When Lys Severtson’s 10-year-old son started experiencing depression, the family considered therapy. But wait times to schedule an appointment were nine months.
“I kind of got discouraged,” says Severtson, who like many parents wanted to help her child, but felt stuck by a system that wasn’t easy to navigate.
Rady Children’s Hospital-San Diego — a nationally ranked children’s hospital — has launched a Primary Care Mental Health Integration program, training pediatricians to screen youth for mental health problems and referring those patients for treatment with an embedded therapist in the primary care practice.

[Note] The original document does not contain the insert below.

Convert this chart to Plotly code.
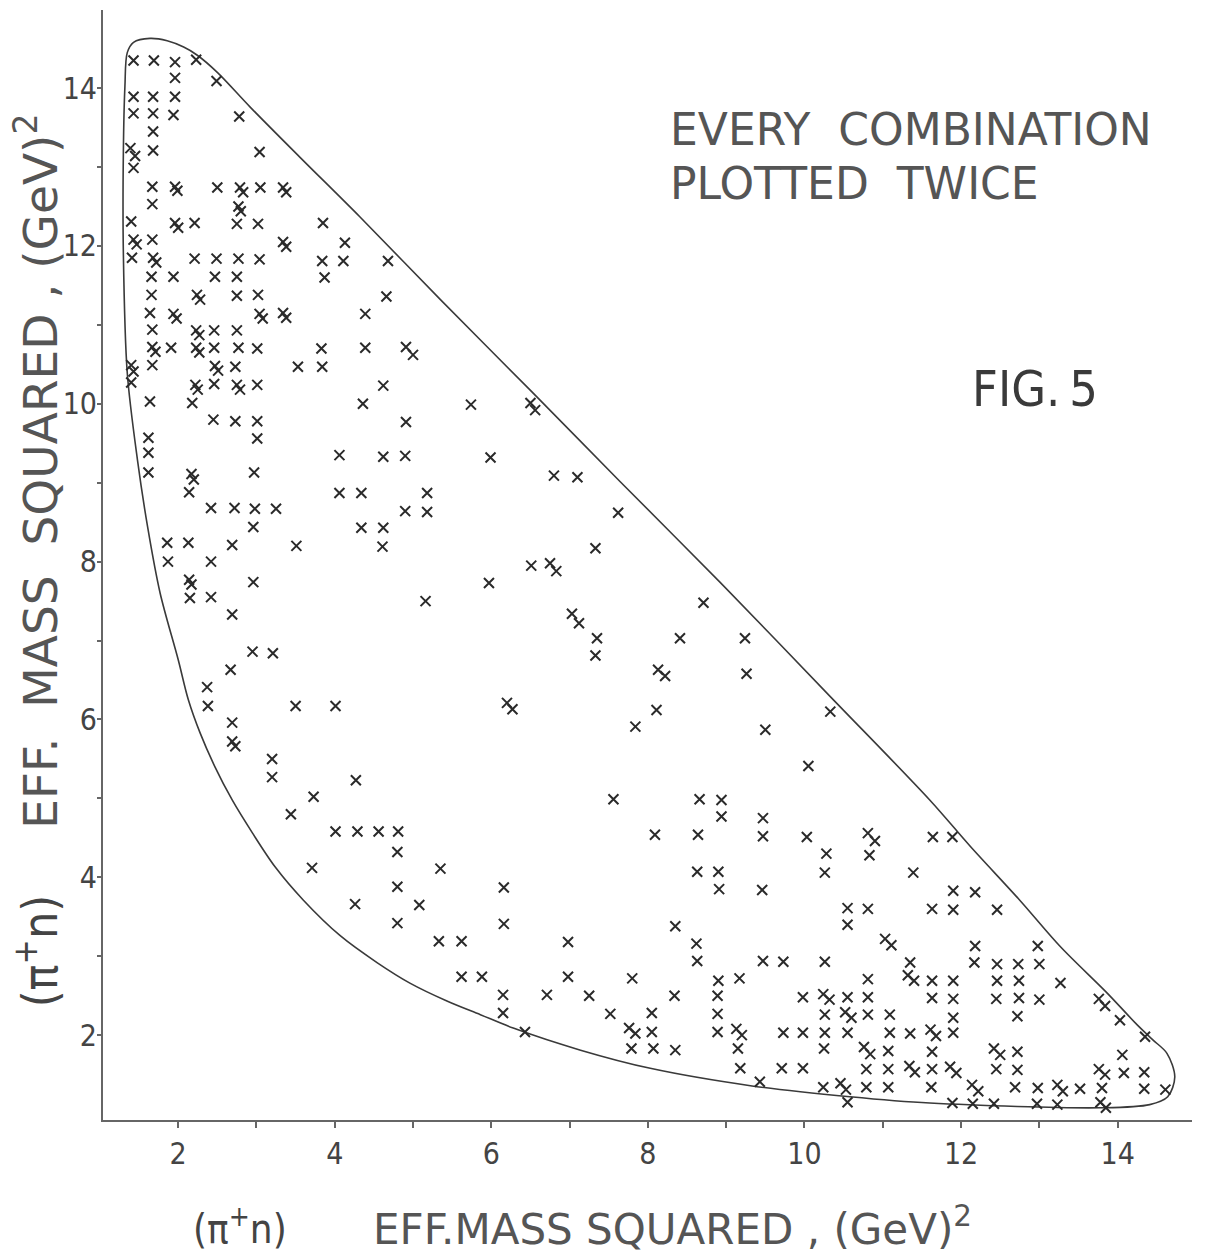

In the past decade, Rady Children’s has seen a 1,700 percent increase in mental health emergency department visits. Hospital inpatient stays can become a vicious cycle and kids don’t get the long-term mental health help needed. Then when discharged home, there may be long wait times for therapy. To address this growing youth mental health crisis, Rady Children’s is taking a multi-pronged approach, including recently opening its Copley Psychiatric Emergency Department in 2020.
“The vast majority of children that are coming to our emergency department are kids with suicidal thoughts or kids that have attempted suicide,” says Ben Maxwell, M.D., medical director of inpatient psychiatry and interim director of child and adolescent psychiatry at Rady Children’s.
Rady Children’s is taking a new approach to identify needs and provide intervention early.
“Our goal is to really treat the whole child — that idea of there is no health without mental health,” says Dr. Maxwell. “That psychological well-being impacts physical well-being.”
Emotional well-being
This innovative program integrates mental health therapists to work alongside pediatricians in primary care offices to vastly increase access to mental health care. The program, offered at select Children’s Primary Care Medical Group (CPCMG) and Children’s Physicians Medical Group (CPMG) locations, is a new model of care that’s designed to improve youth emotional well-being.
While pediatricians treat patients from birth to age 21, they typically didn’t have mental health training, until now. Rady Children’s is providing pediatric primary care providers access to an intensive three-day training on behavioral health management and is already halfway to a goal of training 150 providers this year.
The hallmark is having an integrated health therapist (IHT) embedded in the primary care office. The IHT works closely with pediatricians so kids can have access to medical and behavioral health services in one, familiar location. That streamlines and destigmatizes finding care, too.
“It’s a team-based approach,” says Hilary Bowers, M.D., lead pediatrician, who oversees behavioral health services at all 29 of the CPCMG locations.
When patients need help, she connects them to the in-office therapist: “You’re now transferring the trust that the family has in you as a pediatrician to that therapist, that therapeutic relationship starts off at a higher level.”
One family
Dr. Maxwell says pre-pandemic, young people already faced social isolation from spending so much time on devices. During the pandemic, distance learning left them even more isolated.
At Severtson’s son’s annual checkup, the pediatrician’s office conducted a depression screening. Through the program, he immediately started short-term in-office mental health counseling. The therapist gave him actionable tools to start feeling better right away. He also met with a psychiatrist and is taking medication for his depression.
How do you incorporate mental and behavioral health into primary care?
This new way of addressing kids’ mental health was a game changer. After just three weeks, Severtson noticed a significant improvement.
“It’s a feeling of relief. It’s a feeling of appreciation that this exists,” she says, noting the coordinated care plan is helping the fifth grader return to his smiling self.
Early intervention
Rady Children’s primary care mental health integration program relies on funding from private philanthropists. The program, which can be a model for children’s mental health, can be replicated at other facilities across the country.
“The earlier you intervene, the earlier you provide therapeutic services, the better the outcomes,” says Dr. Bowers.